++++ DATASET ROWS

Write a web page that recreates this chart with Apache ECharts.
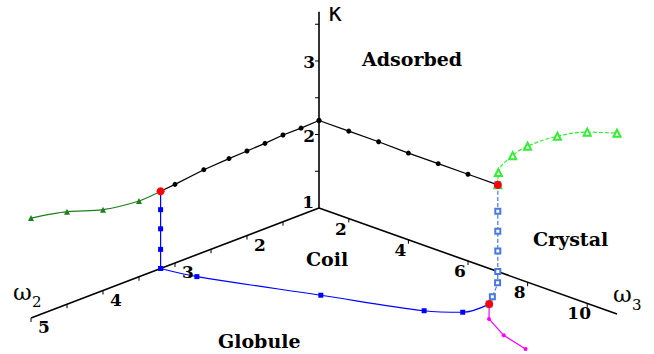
<!DOCTYPE html>
<html><head><meta charset="utf-8">
<script src="https://cdn.jsdelivr.net/npm/echarts@6/dist/echarts.min.js"></script>
<style>html,body{margin:0;padding:0;background:#fff}#c{width:654px;height:354px}</style>
</head><body><div id="c"></div>
<script>
// ---- data (ω2, ω3, κ) ----
// Adsorbed / Coil boundary in the (ω2, κ) plane, ω3 = 1
const acW2 = [1.0, 1.25, 1.5, 1.75, 2.0, 2.25, 2.6, 3.0, 3.2];
const acK  = [2.19, 2.18, 2.18, 2.16, 2.15, 2.14, 2.12, 2.07, 2.05];
// Adsorbed / Coil boundary in the (ω3, κ) plane, ω2 = 1
const acW3 = [1, 2, 3, 4, 5, 6, 7];
const acK3 = [2.19, 2.19, 2.19, 2.18, 2.18, 2.18, 2.18];
// Adsorbed / Globule (ω3 = 1)
const agW2 = [3.2, 3.5, 4.0, 4.5, 5.0];
const agK  = [2.05, 2.03, 2.10, 2.26, 2.36];
// Adsorbed / Crystal (ω2 = 1)
const axW3 = [7, 7.02, 7.5, 8, 9, 10, 11];
const axK  = [2.18, 2.35, 2.65, 2.85, 3.13, 3.33, 3.46];
// Coil / Globule vertical (ω2 = 3.2, ω3 = 1)
const cgVertK = [1.0, 1.26, 1.54, 1.80, 2.05];
// Coil / Globule in κ = 1 plane
const cgW2 = [3.2, 3.11, 2.63, 2.23, 2.0, 1.67];
const cgW3 = [1, 2, 5, 7.5, 8.24, 8.33];
// Coil / Crystal vertical (ω2 = 1, ω3 = 7) then in κ = 1 plane
const ccK   = [2.18, 1.82, 1.55, 1.28, 1.0, 1.0, 1.0, 1.0];
const ccW2  = [1, 1, 1, 1, 1, 1.21, 1.51, 1.67];
const ccW3  = [7, 7, 7, 7, 7, 7.5, 8.05, 8.33];
// Crystal / Globule in κ = 1 plane
const xgW2 = [1.67, 1.95, 2.16, 2.27];
const xgW3 = [8.33, 9, 10, 11];
// triple points
const tpW2 = [3.2, 1, 1.67];
const tpW3 = [1, 7, 8.33];
const tpK  = [2.05, 2.18, 1.0];
// axes
const w2Ticks = [1.5, 2, 2.5, 3, 3.5, 4, 4.5, 5];
const w2Labels = [2, 3, 4, 5];
const w3Ticks = [2, 4, 6, 8, 10];
const w3Labels = [2, 4, 6, 8, 10];
const kTicks = [1.5, 2, 2.5, 3, 3.5];
const kLabels = [1, 2, 3];
const w2Max = 5, w3Max = 11, kMax = 3.67;

// ---- oblique projection onto the flat plotting plane ----
function P(w2, w3, k) {
  return [319 - 72 * (w2 - 1) + 29.8 * (w3 - 1),
          208 + 27.5 * (w2 - 1) + 10.6 * (w3 - 1) - 73.5 * (k - 1)];
}

const serif = 'DejaVu Serif';
function lineS(data, color, opts) {
  return Object.assign({type: 'line', data: data, showSymbol: true, animation: false,
    lineStyle: {color: color, width: 1.2}, itemStyle: {color: color}, z: 3}, opts || {});
}
function lbl(data, off, align) {
  return {type: 'scatter', symbolSize: 0, animation: false, silent: true, z: 5,
    itemStyle: {opacity: 1}, data: data,
    label: {show: true, position: 'inside', formatter: '{b}', offset: off,
      align: align || 'center', verticalAlign: 'middle', color: '#000', textBorderWidth: 0,
      fontFamily: serif, fontWeight: 'bold', fontSize: 17}};
}
function tickS(data, size, off) {
  return {type: 'scatter', symbol: 'rect', symbolSize: size, symbolOffset: off, animation: false, z: 2,
    itemStyle: {color: '#000', opacity: 1}, data: data};
}

const series = [];
// axis lines
series.push(lineS([P(1,1,1), P(w2Max,1,1)], '#000', {symbol: 'none', lineStyle: {color: '#000', width: 1.6}, z: 2}));
series.push(lineS([P(1,1,1), P(1,w3Max,1)], '#000', {symbol: 'none', lineStyle: {color: '#000', width: 1.6}, z: 2}));
series.push(lineS([P(1,1,1), P(1,1,kMax)], '#000', {symbol: 'none', lineStyle: {color: '#000', width: 1.6}, z: 2}));
// ticks
series.push(tickS(w2Ticks.map(v => P(v, 1, 1)), [1, 4], [0, 2]));
series.push(tickS(w3Ticks.map(v => P(1, v, 1)), [1, 4], [0, 2]));
series.push(tickS(kTicks.map(v => P(1, 1, v)), [4, 1], [-2, 0]));
// tick labels
series.push(lbl(w2Labels.map(v => ({name: String(v), value: P(v, 1, 1)})), [13, 9]));
series.push(lbl(w3Labels.map(v => ({name: String(v), value: P(1, v, 1)})), [-8, 10]));
series.push(lbl(kLabels.map(v => ({name: String(v), value: P(1, 1, v)})).map((d, i) => i === 0 ? Object.assign(d, {label: {offset: [-5, -6]}}) : d), [-4, 1], 'right'));

// Adsorbed/Coil
series.push(lineS(acW2.map((w, i) => P(w, 1, acK[i])), '#000', {symbol: 'circle', symbolSize: 5}));
series.push(lineS(acW3.map((w, i) => P(1, w, acK3[i])), '#000', {symbol: 'circle', symbolSize: 5}));
// Adsorbed/Globule
series.push(lineS(agW2.map((w, i) => P(w, 1, agK[i])), '#1d7f1d', {symbol: 'triangle', symbolSize: 6, smooth: 0.3}));
// Adsorbed/Crystal
series.push(lineS(axW3.map((w, i) => P(1, w, axK[i])), '#33ee33', {symbol: 'emptyTriangle', symbolSize: 7, smooth: 0.4,
  lineStyle: {color: '#33ee33', width: 1.2, type: [4, 2]}}));
// Coil/Globule vertical
series.push(lineS(cgVertK.map(k => P(3.2, 1, k)), '#0000ff', {symbol: 'rect', symbolSize: 5}));
// Coil/Globule κ=1
series.push(lineS(cgW2.map((w, i) => P(w, cgW3[i], 1)), '#0000ff', {symbol: 'rect', symbolSize: 5, smooth: 0.35}));
// Coil/Crystal
series.push(lineS(ccK.map((k, i) => P(ccW2[i], ccW3[i], k)), '#4a78e0', {symbol: 'emptyRect', symbolSize: 5, smooth: 0.2,
  lineStyle: {color: '#4a78e0', width: 1.2, type: [4, 2]}}));
// Crystal/Globule
series.push(lineS(xgW2.map((w, i) => P(w, xgW3[i], 1)), '#ff00ff', {symbol: 'circle', symbolSize: 4}));
// triple points
series.push({type: 'scatter', symbol: 'circle', symbolSize: 8, animation: false, z: 6,
  itemStyle: {color: '#ff0000', opacity: 1}, data: tpW2.map((w, i) => P(w, tpW3[i], tpK[i]))});

function txt(x, y, s, size, family, weight) {
  return {type: 'text', left: x, top: y, style: {text: s, fontSize: size, fontFamily: family,
    fontWeight: weight || 'normal', fill: '#000'}};
}
const chart = echarts.init(document.getElementById('c'), null, {renderer: 'svg'});
chart.setOption({
  animation: false,
  grid: {left: 0, right: 0, top: 0, bottom: 0},
  xAxis: {type: 'value', min: 0, max: 654, show: false},
  yAxis: {type: 'value', min: 0, max: 354, inverse: true, show: false},
  series: series,
  graphic: [
    txt(362, 49, 'Adsorbed', 19, serif, 'bold'),
    txt(306, 249, 'Coil', 19, serif, 'bold'),
    txt(533, 229, 'Crystal', 19, serif, 'bold'),
    txt(218, 331, 'Globule', 19, serif, 'bold'),
    txt(328, 1, 'κ', 24, 'DejaVu Sans'),
    txt(13, 280, 'ω', 23, serif),
    txt(32, 294, '2', 15, serif),
    txt(613, 282, 'ω', 23, serif),
    txt(632, 297, '3', 15, serif)
  ]
});
</script></body></html>
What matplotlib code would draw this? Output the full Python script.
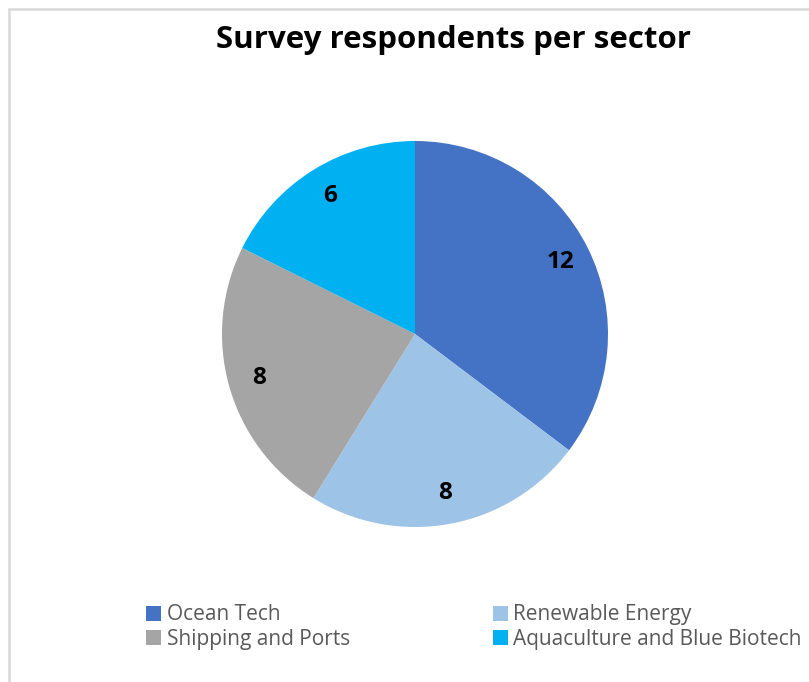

++++++++

Identify each line in the records above that contains the word "script", and copy it out in full.

* **EXERCISE ANSWER**:
<script src="https://cdn.jsdelivr.net/npm/echarts@6/dist/echarts.min.js"></script>
<script>
</script></body></html>
What matplotlib code would draw this? Output the full Python script.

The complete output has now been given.